A shielded connector according to claim 5, wherein a dimension of the crimp ring (29) along forward and backward directions is substantially equal to a distance from the rear end of the tubular fastening portion (25) to the rear end of the stopper (27).
A shielded connector according to claim 4 or 5, wherein the crimp ring (29) and the coupling portion (26) are distanced to define a clearance along forward and backward directions, and this clearance can be used as a visual confirmation space for exposing shielding member (28) so that whether or not the shielding member (28) is securely fastened to the connection shell (23) can be confirmed by visually confirming whether or not the shielding member (28) is exposed in the clearance.
A shielded connector according to one or more of the preceding claims, wherein a fastening area of the shielding member (28) to the connection shell (23) at least partly lies within a range of the tubular fastening portion (25) and does not extend to the tubular contact portion (24).

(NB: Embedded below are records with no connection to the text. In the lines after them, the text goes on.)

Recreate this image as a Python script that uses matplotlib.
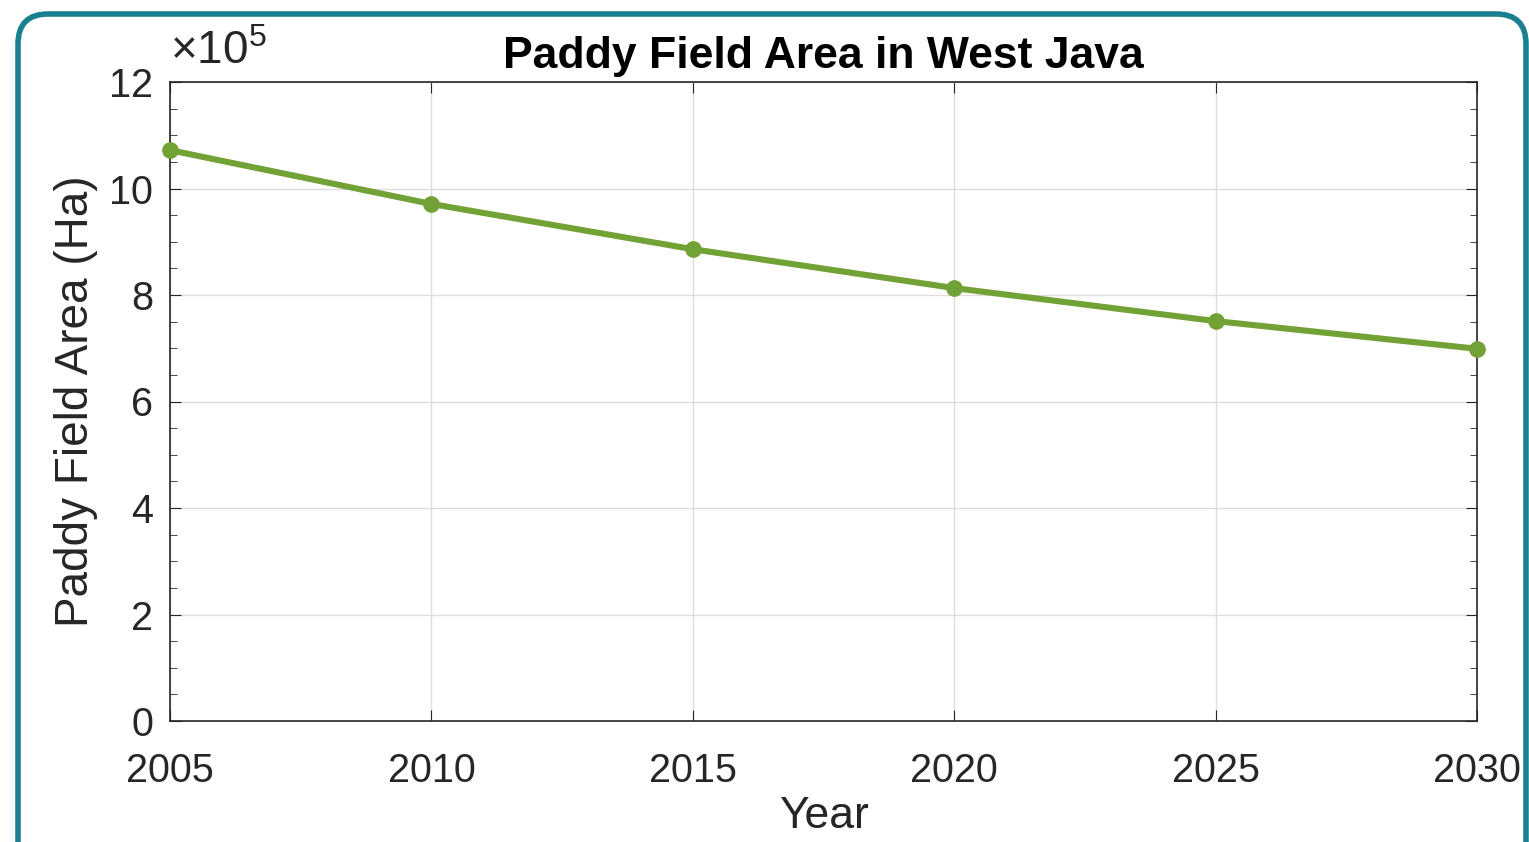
import matplotlib.pyplot as plt
from matplotlib.patches import FancyBboxPatch
from matplotlib.ticker import MultipleLocator

years = [2005, 2010, 2015, 2020, 2025, 2030]
area = [10.72e5, 9.71e5, 8.86e5, 8.13e5, 7.51e5, 6.99e5]

plt.rcParams['font.family'] = ['Liberation Sans', 'DejaVu Sans']
plt.rcParams['mathtext.fontset'] = 'custom'
plt.rcParams['mathtext.rm'] = 'Liberation Sans'
plt.rcParams['mathtext.it'] = 'Liberation Sans'
txt = "#262626"

W, H = 1529, 842
fig = plt.figure(figsize=(W / 100, H / 100), dpi=100)
# rounded teal frame, drawn in pixel coords (y from bottom)
frame = FancyBboxPatch((18, -40), 1508, H - 14 + 40, boxstyle="round,pad=0,rounding_size=30",
                       transform=None, fill=False, edgecolor="#1a8090", linewidth=4)
fig.patches.append(frame)

ax = fig.add_axes([170 / W, 121 / H, 1307 / W, 639 / H])
ax.plot(years, [a / 1e5 for a in area], color="#72a136", linewidth=4.4,
        marker="o", markersize=11, clip_on=False, zorder=3)

ax.set_xlim(2005, 2030)
ax.set_ylim(0, 12)
ax.set_xticks(years)
ax.set_yticks(range(0, 13, 2))
ax.yaxis.set_minor_locator(MultipleLocator(0.5))
ax.grid(True, color="#dddddd", linewidth=1)
ax.set_axisbelow(True)
ax.tick_params(direction="in", which="both", top=True, right=True, labelsize=28.5, colors=txt)
ax.tick_params(axis="y", pad=12)
ax.tick_params(axis="x", pad=22)
ax.tick_params(which="major", length=8)
ax.tick_params(which="minor", length=5)
for s in ax.spines.values():
    s.set_color(txt)
    s.set_linewidth(1.2)

ax.set_xlabel("Year", fontsize=32, color=txt, labelpad=5)
ax.set_ylabel("Paddy Field Area (Ha)", fontsize=33, color=txt, labelpad=8)
ax.set_title("Paddy Field Area in West Java", fontsize=32, fontweight="bold", color="black", pad=10)
ax.text(0.0, 1.012, r"$\times10^5$", transform=ax.transAxes, fontsize=33, color=txt,
        ha="left", va="bottom")

fig.savefig("out.png", dpi=100)
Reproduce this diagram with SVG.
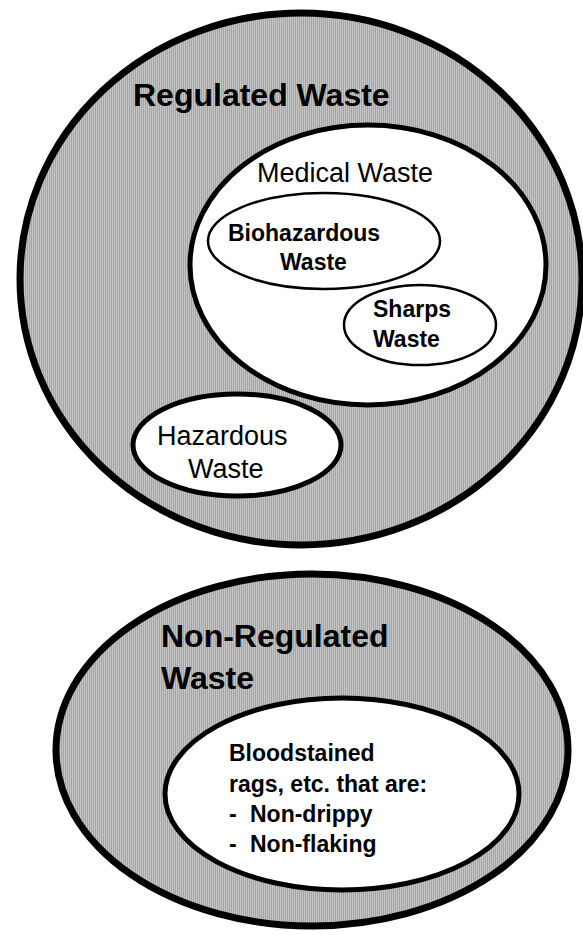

A shielded connector according to one or more of the preceding claims, wherein the tubular contact portion (24), preferably having a substantially rectangular shape, has a shape substantially in conformity with that of the housing shell (19), preferably being in the form of a substantially rectangular tube, so that the housing shell (19) and the connection shell (23) can be held in contact in an at least partly overlapping manner without defining a large clearance between the circumferential surfaces thereof preferably over the substantially entire circumference.
A shielded connector according to one or more of the preceding claims, wherein a movable member (30), preferably comprising a lever (30), is provided for displaying a cam action for assisting or performing the connection of the shielded connector (10) with a mating shielded connector (50).
A shielded connector according to one or more of the preceding claims, wherein the connection shell (23) is retained by a holder (43) to be assembled with the housing (11), with the result that the connection shell (23) is inseparably held in the housing (11).